Human rights body calls on US school to ban electric shocks on children
Source: The Guardian
Human rights body calls on US school to ban electric shocks on children
Inter-American Commission on Human Rights issued a notice to the Judge Rotenberg Center to immediately stop the shocks
Ed Pilkington in New York
Tue 18 Dec 2018 11.00 GMT
An international body entrusted with upholding human rights across the Americas has called for an immediate ban on the controversial use of electric shocks on severely disabled children in a school outside Boston.
The Judge Rotenberg Center in Canton, Massachusetts, is believed to be the only school in the world that routinely inflicts high-powered electric shocks as a form of punishment on vulnerable children and adults. About 47 of its students are currently subjected to the treatment, which involves individuals being zapped with electric currents far more powerful than those discharged by stun guns.
Disability rights campaigners have tried for decades to stop the practice, which the schools administrators call aversive therapy. So far the institution has managed to fend off all opposition, arguing that electric shocks are an acceptable way of discouraging harmful habits.

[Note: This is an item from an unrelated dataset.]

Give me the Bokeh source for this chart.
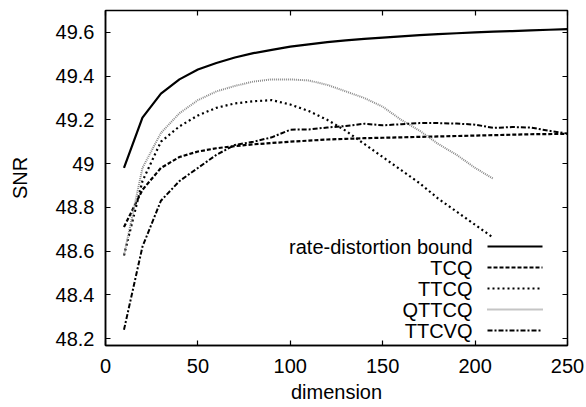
from bokeh.plotting import figure
from bokeh.models import Range1d, FixedTicker, LinearAxis, Label, Arrow
from bokeh.embed import file_html
from bokeh.resources import INLINE

dim = [10, 20, 30, 40, 50, 60, 70, 80, 90, 100, 110, 120, 130, 140, 150, 160,
       170, 180, 190, 200, 210, 220, 230, 240, 250]

bound = [48.98, 49.21, 49.32, 49.385, 49.43, 49.46, 49.485, 49.505, 49.52, 49.535,
         49.545, 49.555, 49.563, 49.57, 49.576, 49.582, 49.587, 49.592, 49.596, 49.6,
         49.603, 49.606, 49.609, 49.612, 49.615]
tcq = [48.71, 48.88, 48.98, 49.03, 49.055, 49.07, 49.08, 49.088, 49.094, 49.10,
       49.105, 49.11, 49.113, 49.116, 49.118, 49.12, 49.122, 49.124, 49.126, 49.128,
       49.13, 49.132, 49.134, 49.135, 49.136]
ttcq_x = dim[:21]
ttcq = [48.58, 48.92, 49.10, 49.17, 49.22, 49.255, 49.275, 49.285, 49.29, 49.27,
        49.24, 49.20, 49.15, 49.09, 49.03, 48.97, 48.91, 48.84, 48.78, 48.72, 48.66]
qttcq = [48.58, 48.98, 49.14, 49.23, 49.29, 49.33, 49.355, 49.375, 49.385, 49.385,
         49.38, 49.36, 49.33, 49.30, 49.26, 49.20, 49.15, 49.09, 49.04, 48.98, 48.93]
ttcvq = [48.24, 48.62, 48.83, 48.92, 48.98, 49.04, 49.085, 49.10, 49.12, 49.155,
         49.156, 49.165, 49.172, 49.182, 49.175, 49.18, 49.185, 49.185, 49.183, 49.178,
         49.163, 49.167, 49.165, 49.15, 49.137]

x_ticks = [0, 50, 100, 150, 200, 250]
y_ticks = [48.2, 48.4, 48.6, 48.8, 49.0, 49.2, 49.4, 49.6]
y_tick_labels = {48.2: "48.2", 48.4: "48.4", 48.6: "48.6", 48.8: "48.8",
                 49.0: "49", 49.2: "49.2", 49.4: "49.4", 49.6: "49.6"}
names = ["rate-distortion bound", "TCQ", "TTCQ", "QTTCQ", "TTCVQ"]

FONT = "Liberation Sans"
FS = "20px"

p = figure(width=584, height=407, output_backend="svg", toolbar_location=None,
           x_range=Range1d(0, 250), y_range=Range1d(48.168, 49.70),
           min_border_left=105, min_border_right=17, min_border_top=10, min_border_bottom=62)
p.grid.visible = False
p.outline_line_color = "black"
p.outline_line_width = 1.5
p.background_fill_color = "white"
p.border_fill_color = "white"

for ax in [p.xaxis[0], p.yaxis[0]]:
    ax.major_tick_in = 5
    ax.major_tick_out = 0
    ax.minor_tick_line_color = None
    ax.axis_line_color = "black"
    ax.axis_line_width = 1.5
    ax.major_tick_line_color = "black"
    ax.major_tick_line_width = 1.2
    ax.major_label_text_font = FONT
    ax.major_label_text_font_size = FS
    ax.major_label_text_color = "black"
    ax.axis_label_text_font = FONT
    ax.axis_label_text_font_size = FS
    ax.axis_label_text_color = "black"
    ax.axis_label_text_font_style = "normal"

p.xaxis.ticker = FixedTicker(ticks=x_ticks)
p.yaxis.ticker = FixedTicker(ticks=y_ticks)
p.yaxis.major_label_overrides = y_tick_labels
p.xaxis.axis_label = "dimension"
p.yaxis.axis_label = "SNR"
p.xaxis.major_label_standoff = 13
p.yaxis.major_label_standoff = 11
p.xaxis.axis_label_standoff = 5
p.yaxis.axis_label_standoff = 22

top = LinearAxis(ticker=FixedTicker(ticks=x_ticks), major_tick_in=5, major_tick_out=0,
                 minor_tick_line_color=None, axis_line_color="black",
                 major_tick_line_color="black", major_tick_line_width=1.2,
                 major_label_overrides={t: "" for t in x_ticks}, major_label_standoff=0)
right = LinearAxis(ticker=FixedTicker(ticks=y_ticks), major_tick_in=5, major_tick_out=0,
                   minor_tick_line_color=None, axis_line_color="black",
                   major_tick_line_color="black", major_tick_line_width=1.2,
                   major_label_overrides={t: "" for t in y_ticks}, major_label_standoff=0)
p.add_layout(top, "above")
p.add_layout(right, "right")

styles = [
    dict(line_color="black", line_width=2.2, line_dash="solid"),
    dict(line_color="black", line_width=2.2, line_dash="4 2"),
    dict(line_color="black", line_width=2.2, line_dash="2 3"),
    dict(line_color="#8a8a8a", line_width=2, line_dash="1 1"),
    dict(line_color="black", line_width=2, line_dash="5 2 2 2"),
]
series_x = [dim, dim, ttcq_x, ttcq_x, dim]
series_y = [bound, tcq, ttcq, qttcq, ttcvq]
for xs, ys, st in zip(series_x, series_y, styles):
    p.line(xs, ys, **st)

# legend (label left, sample right), placed relative to the frame in screen px
for i, (n, st) in enumerate(zip(names, styles)):
    yc = 99 - i * 21
    p.add_layout(Label(x=367, y=yc, x_units="screen", y_units="screen",
                       text=n, text_align="right", text_baseline="middle",
                       text_font=FONT, text_font_size=FS, text_color="black"))
    p.add_layout(Arrow(end=None, start=None, x_start=382, y_start=yc, x_end=437, y_end=yc,
                       start_units="screen", end_units="screen", **st))

open("out.html", "w").write(file_html(p, INLINE))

Now the Inter-American Commission on Human Rights (IACHR) has issued a rare formal notice known as precautionary measures that calls for immediate cessation of the electric shocks.
In a
seven-page resolution, the Washington-based panel says that the practice poses a serious impact on the rights of the vulnerable children at the school, particularly on their right to personal integrity which may be subjected to a form of torture.